Texas’ biggest regret will be its Oct. 4 loss at Florida. Still, the Longhorns head to Athens off four straight wins and well-positioned for an attractive bowl game.
The Bulldogs have won five in a row since their three-point home loss to Alabama, and even if they lose to Texas, they can still make the CFP.
Under the radar
No. 18 Michigan (7-2, 5-1 Big Ten, No. 18 CFP) vs. Northwestern (5-4, 3-3), Saturday, at Wrigley Field, noon ET (Fox)
The Wolverines head to the home of the Chicago Cubs needing to win out and get help to make the Big Ten championship game. If they win here and at Maryland, their home game against No. 1 Ohio State on Nov. 29 could be for a spot in Indianapolis on Dec. 6 if they prevail in other Big Ten tiebreaker scenarios.
Northwestern won’t be an easy out at Wrigley. The Wildcats are on the cusp of bowl eligibility and one of the Big Ten’s surprise teams. Michigan will be without star running back Justice Haynes (foot), though Jordan Marshall more than picked up the slack against Purdue on Nov. 1.
Heisman watch
Vanderbilt quarterback Diego Pavia isn’t getting Heisman hype to the level of Ohio State’s Julian Sayin, Indiana’s Fernando Mendoza or Alabama’s Ty Simpson, but days like he had against Auburn make him hard to ignore.
Pavia’s 489 yards of total offense in an overtime win over Auburn were a career high. He passed for three touchdowns and ran for one. His seven rushing TDs are most among SEC quarterbacks, his 21 passing TDs are tied for most, and his 70% completion rate leads the conference.
Pavia’s odds of winning the Heisman are 25-to-1, tied for fifth, according to BetMGM Sportsbook. Sayin and Mendoza are the favorites at 7-to-4, Simpson is 11-to-2 and Texas A&M’s Marcell Reed is 15-to-2.
Numbers to know
2 — Sacks allowed by Cincinnati and Maryland, fewest in the nation.
17 — FBS-leading blocked kicks by Notre Dame since 2022.
25-0 — UConn quarterback Joe Fagnano’s touchdown pass-interception ratio. He’s third in the nation in TD passes and the only full-time starter without an interception.
41-0 — Lincoln Riley’s record when his team holds the opponent to 20 points or less over his nine seasons at Oklahoma and Southern California.
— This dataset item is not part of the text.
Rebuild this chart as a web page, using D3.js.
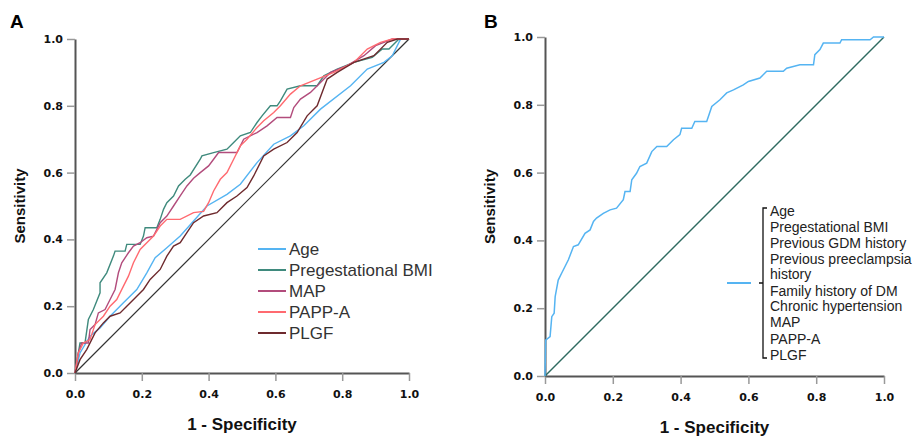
<!DOCTYPE html>
<html>
<head>
<meta charset="utf-8">
<script src="https://cdn.jsdelivr.net/npm/d3@7"></script>
<style>
  body { margin: 0; background: #fff; }
  svg { display: block; }
  .tick text { font-family: "DejaVu Sans", sans-serif; font-weight: bold; font-size: 11px; fill: #111; }
  .lbl { font-family: Arial, "Liberation Sans", sans-serif; }
</style>
</head>
<body>
<div id="chart"></div>
<script>
// ROC points [1 - specificity, sensitivity]
var ageRoc = [[0,0],[0.015,0.06],[0.045,0.11],[0.075,0.135],[0.105,0.17],[0.145,0.21],[0.185,0.25],[0.215,0.30],[0.24,0.345],[0.275,0.375],[0.315,0.41],[0.355,0.455],[0.395,0.50],[0.455,0.535],[0.495,0.565],[0.545,0.63],[0.595,0.685],[0.645,0.71],[0.685,0.74],[0.735,0.79],[0.825,0.86],[0.875,0.91],[0.925,0.93],[0.95,0.95],[0.965,0.98],[0.975,1],[1,1]];
var bmiRoc = [[0,0],[0.015,0.09],[0.03,0.09],[0.04,0.16],[0.055,0.19],[0.075,0.24],[0.075,0.27],[0.095,0.30],[0.115,0.35],[0.12,0.365],[0.15,0.365],[0.155,0.385],[0.195,0.385],[0.205,0.41],[0.21,0.435],[0.245,0.435],[0.255,0.46],[0.265,0.49],[0.275,0.51],[0.295,0.53],[0.31,0.56],[0.33,0.58],[0.345,0.593],[0.375,0.64],[0.38,0.65],[0.415,0.66],[0.455,0.67],[0.475,0.69],[0.495,0.71],[0.525,0.72],[0.545,0.75],[0.56,0.77],[0.585,0.80],[0.605,0.80],[0.615,0.815],[0.635,0.85],[0.675,0.86],[0.725,0.86],[0.745,0.89],[0.785,0.91],[0.835,0.93],[0.89,0.945],[0.92,0.97],[0.94,0.97],[0.97,1],[1,1]];
var mapRoc = [[0,0],[0.01,0.06],[0.02,0.09],[0.04,0.09],[0.045,0.13],[0.06,0.145],[0.07,0.18],[0.09,0.19],[0.105,0.22],[0.12,0.25],[0.13,0.30],[0.14,0.33],[0.16,0.36],[0.175,0.38],[0.195,0.39],[0.215,0.405],[0.235,0.41],[0.255,0.45],[0.275,0.47],[0.295,0.50],[0.315,0.53],[0.335,0.56],[0.355,0.583],[0.375,0.60],[0.4,0.62],[0.415,0.64],[0.43,0.66],[0.485,0.66],[0.505,0.70],[0.545,0.72],[0.575,0.74],[0.605,0.765],[0.645,0.765],[0.655,0.795],[0.675,0.82],[0.705,0.84],[0.735,0.87],[0.765,0.90],[0.815,0.92],[0.865,0.95],[0.9,0.98],[0.95,1],[1,1]];
var pappRoc = [[0,0],[0.01,0.06],[0.025,0.09],[0.045,0.10],[0.06,0.145],[0.085,0.17],[0.105,0.20],[0.125,0.22],[0.145,0.26],[0.16,0.29],[0.175,0.33],[0.195,0.37],[0.215,0.39],[0.235,0.41],[0.255,0.44],[0.275,0.46],[0.315,0.46],[0.355,0.48],[0.385,0.484],[0.4,0.51],[0.415,0.545],[0.435,0.58],[0.455,0.60],[0.475,0.64],[0.495,0.68],[0.515,0.70],[0.545,0.735],[0.565,0.755],[0.595,0.78],[0.615,0.80],[0.645,0.835],[0.675,0.86],[0.725,0.88],[0.775,0.90],[0.835,0.93],[0.875,0.97],[0.915,0.99],[0.95,1],[1,1]];
var plgfRoc = [[0,0],[0.015,0.04],[0.035,0.07],[0.06,0.12],[0.085,0.15],[0.105,0.17],[0.135,0.18],[0.155,0.20],[0.185,0.23],[0.205,0.25],[0.225,0.28],[0.255,0.31],[0.275,0.35],[0.295,0.38],[0.315,0.39],[0.335,0.42],[0.355,0.45],[0.385,0.47],[0.425,0.48],[0.455,0.51],[0.485,0.53],[0.515,0.555],[0.535,0.59],[0.565,0.65],[0.595,0.67],[0.635,0.69],[0.665,0.72],[0.695,0.77],[0.725,0.80],[0.755,0.88],[0.785,0.90],[0.835,0.93],[0.895,0.95],[0.935,0.99],[0.965,1],[1,1]];
var combinedRoc = [[0,0],[0.002,0.106],[0.015,0.116],[0.02,0.175],[0.027,0.185],[0.03,0.234],[0.039,0.283],[0.049,0.303],[0.059,0.323],[0.069,0.343],[0.084,0.382],[0.098,0.387],[0.118,0.421],[0.133,0.431],[0.143,0.456],[0.152,0.466],[0.172,0.48],[0.192,0.49],[0.211,0.495],[0.231,0.52],[0.236,0.544],[0.251,0.544],[0.256,0.579],[0.27,0.598],[0.28,0.618],[0.3,0.628],[0.315,0.662],[0.33,0.677],[0.359,0.677],[0.379,0.697],[0.398,0.712],[0.403,0.731],[0.433,0.731],[0.442,0.751],[0.477,0.751],[0.492,0.795],[0.516,0.815],[0.536,0.835],[0.556,0.844],[0.585,0.859],[0.6,0.869],[0.634,0.879],[0.654,0.899],[0.703,0.899],[0.713,0.908],[0.752,0.918],[0.792,0.918],[0.796,0.948],[0.811,0.963],[0.821,0.982],[0.87,0.982],[0.875,0.992],[0.959,0.992],[0.969,1],[1,1]];

var seriesNamesA = ["Age", "Pregestational BMI", "MAP", "PAPP-A", "PLGF"];
var seriesColorsA = ["#55b4f2", "#3f8a7d", "#b24c7c", "#ff6a70", "#6e2a2e"];
var seriesDataA = [ageRoc, bmiRoc, mapRoc, pappRoc, plgfRoc];
var combinedNames = ["Age", "Pregestational BMI", "Previous GDM history", "Previous preeclampsia", "history",
  "Family history of DM", "Chronic hypertension", "MAP", "PAPP-A", "PLGF"];
var tickValues = [0, 0.2, 0.4, 0.6, 0.8, 1.0];

var svg = d3.select("#chart").append("svg").attr("width", 915).attr("height", 436);

function drawPanel(left, top, size, label, labelX) {
  var x = d3.scaleLinear().domain([0, 1]).range([left, left + size]);
  var y = d3.scaleLinear().domain([0, 1]).range([top + size, top]);
  var g = svg.append("g");

  var xa = g.append("g").attr("transform", "translate(0," + (top + size) + ")")
    .call(d3.axisBottom(x).tickValues(tickValues).tickFormat(d3.format(".1f")).tickSize(8).tickSizeOuter(0).tickPadding(9));
  var ya = g.append("g").attr("transform", "translate(" + left + ",0)")
    .call(d3.axisLeft(y).tickValues(tickValues).tickFormat(d3.format(".1f")).tickSize(8).tickSizeOuter(0).tickPadding(4));
  [xa, ya].forEach(function (a) {
    a.select(".domain").attr("stroke", "#555").attr("stroke-width", 2);
    a.selectAll(".tick line").attr("stroke", "#999").attr("stroke-width", 1.5);
  });

  g.append("text").attr("class", "lbl").attr("x", labelX).attr("y", 28)
    .style("font-weight", "bold").style("font-size", "19px")
    .text(label);
  g.append("text").attr("class", "lbl").attr("transform", "translate(" + (left - 50) + "," + (top + size * 0.5) + ") rotate(-90)")
    .attr("text-anchor", "middle")
    .style("font-weight", "bold").style("font-size", "15px").style("fill", "#111")
    .text("Sensitivity");
  g.append("text").attr("class", "lbl").attr("x", left + size * 0.5).attr("y", top + size + 57)
    .attr("text-anchor", "middle")
    .style("font-weight", "bold").style("font-size", "17px").style("fill", "#111")
    .text("1 - Specificity");

  return { x: x, y: y, g: g };
}

// panel A
var A = drawPanel(75, 39, 334, "A", 10);
var lineA = d3.line().x(function (d) { return A.x(d[0]); }).y(function (d) { return A.y(d[1]); });
A.g.append("path").datum([[0, 0], [1, 1]]).attr("d", lineA)
  .attr("fill", "none").attr("stroke", "#333").attr("stroke-width", 1.2);
seriesDataA.forEach(function (s, i) {
  A.g.append("path").datum(s).attr("d", lineA)
    .attr("fill", "none").attr("stroke", seriesColorsA[i]).attr("stroke-width", 1.4);
});

var legA = A.g.append("g");
seriesNamesA.forEach(function (n, i) {
  var yy = 249 + i * 21;
  legA.append("line").attr("x1", 258).attr("x2", 286).attr("y1", yy).attr("y2", yy)
    .attr("stroke", seriesColorsA[i]).attr("stroke-width", 2);
  legA.append("text").attr("class", "lbl").attr("x", 289).attr("y", yy + 6)
    .style("font-size", "17px").style("fill", "#333")
    .text(n);
});

// panel B
var B = drawPanel(545, 37, 339, "B", 484);
var lineB = d3.line().x(function (d) { return B.x(d[0]); }).y(function (d) { return B.y(d[1]); });
B.g.append("path").datum([[0, 0], [1, 1]]).attr("d", lineB)
  .attr("fill", "none").attr("stroke", "#2f6b60").attr("stroke-width", 1.4);
B.g.append("path").datum(combinedRoc).attr("d", lineB)
  .attr("fill", "none").attr("stroke", "#55b4f2").attr("stroke-width", 1.5);

var legB = B.g.append("g");
legB.append("line").attr("x1", 727).attr("x2", 751).attr("y1", 283).attr("y2", 283)
  .attr("stroke", "#55b4f2").attr("stroke-width", 2);
legB.append("path")
  .attr("d", "M767,208 H763 V358 H767 M759,283 H763")
  .attr("fill", "none").attr("stroke", "#111").attr("stroke-width", 1.3);
combinedNames.forEach(function (n, i) {
  var yy = [211, 227, 243, 259, 274, 291, 306, 322, 339, 355][i];
  legB.append("text").attr("class", "lbl").attr("x", 770).attr("y", yy + 5)
    .style("font-size", "14px").style("fill", "#222")
    .text(n);
});
</script>
</body>
</html>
32 — Tulane’s consecutive wins when entering the fourth quarter with the lead.
Hot seat
Michigan State’s Jonathan Smith is only in his second season, which would make a firing almost unthinkable in the previous era of college athletics. This is the age of the quick trigger, though, and the current athletic director and school president weren’t the ones who hired Smith.
Smith is 8-13 overall, 3-12 in Big Ten games, and he benched the quarterback he brought with him from Oregon State, Aidan Chiles, for the Minnesota game two weeks ago.
The Spartans have averaged 18.7 points per game and allowed 32.9 per game in Big Ten games under Smith, and they’ll take a seven-game conference losing streak into their home game against Penn State. If they don’t win Saturday or against Iowa (road) or Maryland (home), they would go winless in Big Ten play for the first time since 1958.
Smith’s buyout, if fired after the season, would be $34 million, according to the Detroit Free Press.